We've been doing it since
the beginning of time. The
only thing that's changed
is who takes the fall.
It all started when Eve blamed the snake.
Ever since then, we humans have been quick to blame and reluctant to assume responsibility for what we do.
For thousands of years, the blame game spurred creativity and ingenuity. Warriors blamed being taken into slavery on bad omens. Crop failures were blamed on insufficient human sacrifices. Floods were blamed on angry rain gods. Generals blamed miserable marching slobs for battleground defeats. Economic disasters were blamed on silly policies and crazy politicians. Mothers blamed their flat layer cakes on unruly children who bounded into the kitchen at precisely the wrong time. Fathers blamed their job losses on mean bosses. Even dogs were in the line of fire for lost homework. Cats, of course, have always escaped blame. After all, what can you blame on a sleep-eat (not necessarily in that order) life form?
Then came the computer.
For about a quarter of a century, most everything could be -- and was -- blamed on a computer. Didn't get the golf clubs you ordered? Computer was down. Credit-card statements fouled up? Computer glitch. Bank statement all out of whack? Computer went nuts. IRS audit? Definitely the computer.
Now there is a new culprit taking the blame for almost everything. Have you noticed? These days things get all fouled up because of "the budget."
In most cases this seems to be a reference to the federal budget -- or non-budget, to be more precise -- or budget cuts that really aren't cuts at all.
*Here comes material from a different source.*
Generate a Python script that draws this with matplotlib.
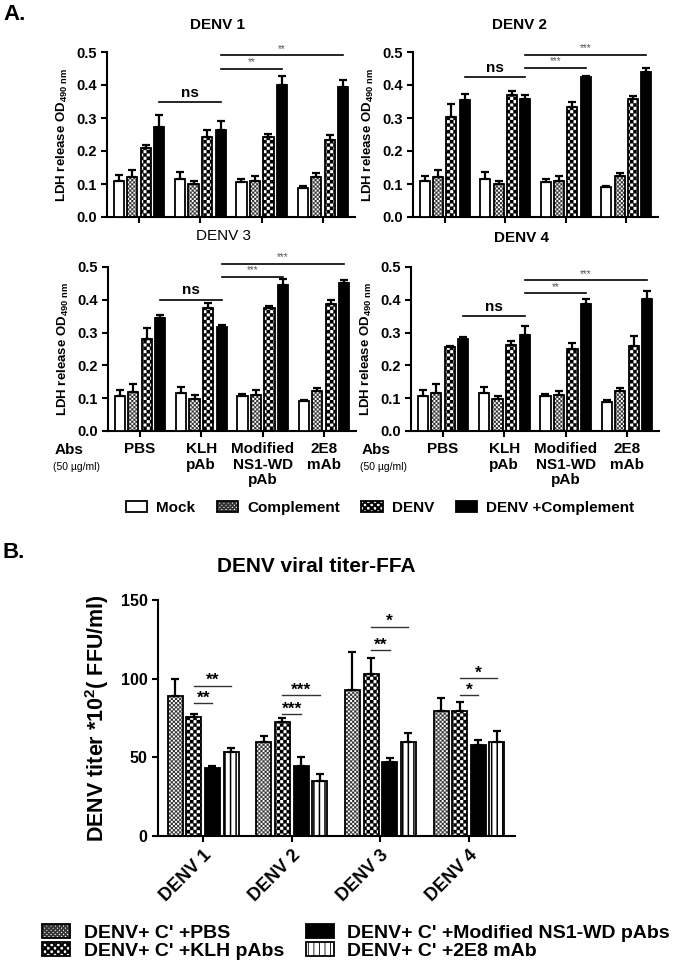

For example, the local IRS office has reduced its staffing to assist folks during the busy tax-preparation season. Budget cuts, they said. Nonsense, says Congressman Emerson, who is partly responsible for handing out the federal dollars. Not only did the IRS get more money, it got more money for additional staffing.
Go figure.
Meanwhile, dozens of governmental agencies and their minions are taking to the budget blame like mustard on a hot dog. Can't see the doctor at the nearby VA hospital? They cut the budget, you know. No new bridge over the Mississippi River? Budget cuts. Medicare bills piling up? They gutted Medicare. Not enough teachers? Education is always at the bottom of the heap.
All of these excuses are wrong. Dead wrong. If the budget is being cut so much, why are we spending so goldarned much more? If the budget is being keelhauled, why aren't my taxes going down? Aside from a few isolated cases where a bold governor -- say the governor of Michigan -- has held sway over runaway taxation, finding a government that has actually cut anything since the Civil War would be like finding a 100-carat diamond in the gravel at the bottom of Cape La Croix Creek.
Well, at least at the bottom of any part of the creek that isn't covered with concrete.
Concrete paid for with tax dollars.
Tax dollars that not only weren't cut but were supplemented again and again as that project's cost mounted.
Or what about the new federal building planned for Cape Girardeau? Less than a year ago cost estimates were in the $15 million range, including land acquisition, construction, furnishings, metal detectors and stripes on the parking lot. Now the estimates are hovering in the $30 million range. And no one has yet studied the cost differentials of one possible site over another.
Not even the federal government.
The federal government that is spending my money.
Which they keep cutting. Or so I hear.
Whew. I feel a lot better. I would feel even better if some editor hadn't cut the space today. This would have been a lot longer and a lot better otherwise. Blame it on some heartless editor.
~R. Joe Sullivan is the editor of the Southeast Missourian.